Posted by Fabio 25 July 2019
After years of making food together in gallery settings and art institutions around the world, ‘bastard brothers’ Rirkrit Tiravanija and Antto Melasniemi release their first collaborative cookbook. The Bastard Cookbook, co-published by Garret Publications and the Finnish Cultural Institute in New York, brings together new texts from scholars and journalists in food studies, interviews with the chefs and fifty or so odd recipes. The dishes and their ingredients are illustrated by photographer Janne Tuunanen as he follows the bastards on a culinary adventure from a fish sauce farm in Thailand to the Archipelago of Finland.
The Bastard Cookbook offers a range of bastardized recipes that are both delectable and truly incongruous. The starting point for many dishes, such as Fish Sauce Ice Cream, Panang Curry Pizza and “Kind of Nordic Khao Soi Soup”, are traditional ingredients and techniques (if not Grandma’s own televised repertoire). Through their unabashed, un-precious and unapologetic approach to cooking, the chefs put on a show, and remind us that culture is a process.

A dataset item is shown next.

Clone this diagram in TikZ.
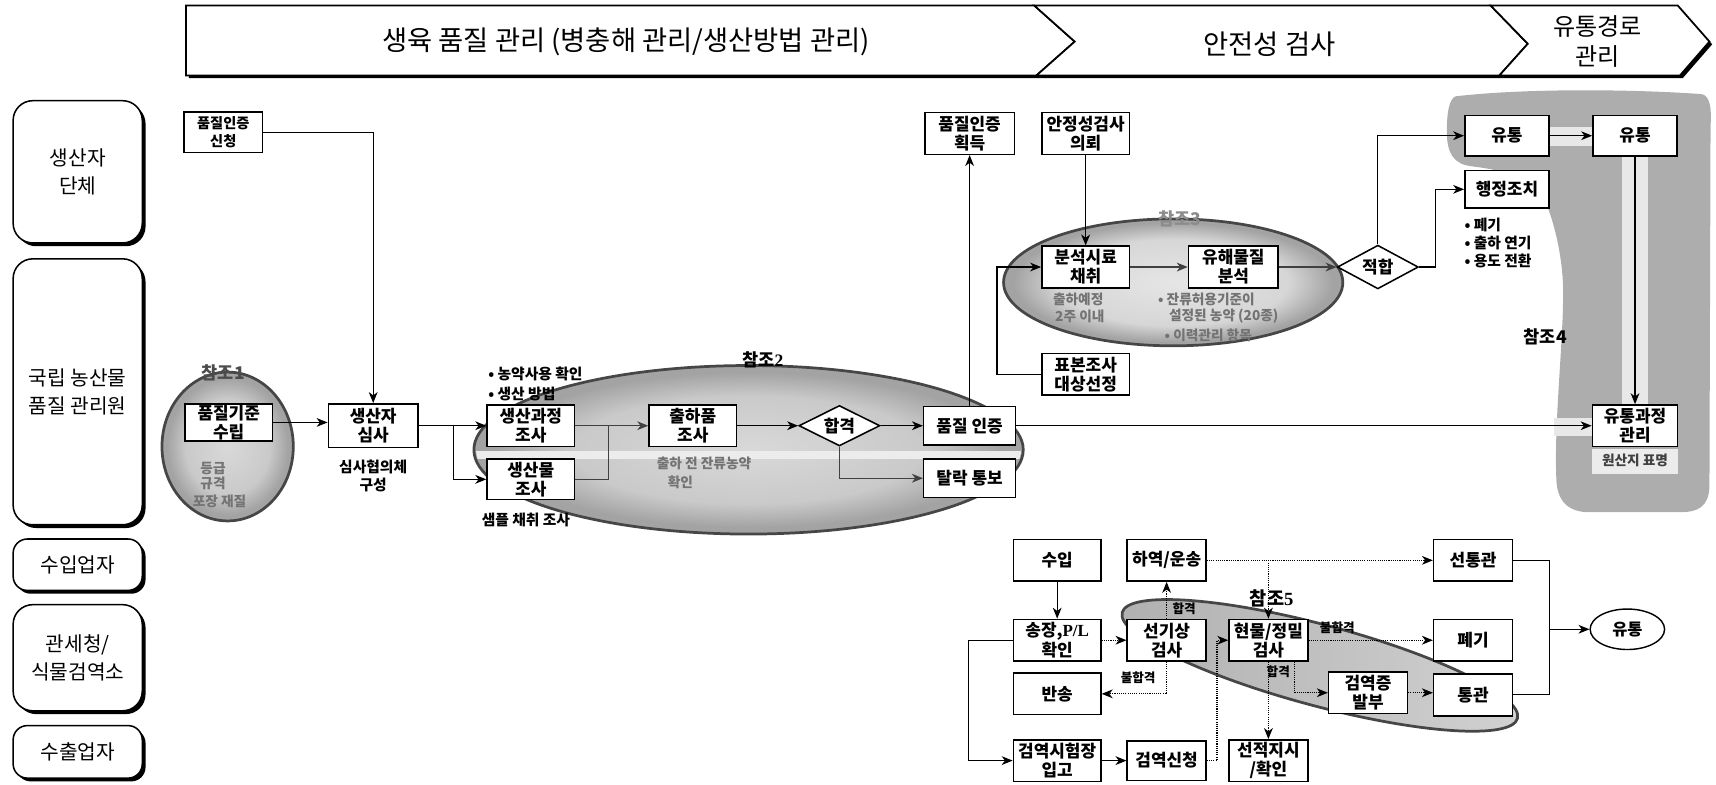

A mix of intermittent texts and interviews open up the topics of hospitality and cosmopolitan thinking. Contributing writer Krishnendu Ray, editor of the critical food journal Gastronomica and Chair of the Food Studies Program at New York University, reflects on the idea of ‘bastard cooking’ through the lens of domestic labour. While Sara Kay, Lola Kramer and Pauliina Siniauer each contribute with texts that are distinctly journalistic in flavour.
The book was designed by Stefan Engblom and Johanna Lundberg.
Garret Publications is a Helsinki-based publishing house dedicated to contemporary art, design and architecture with particular interests in post-war Europe, Finland and Scandinavia.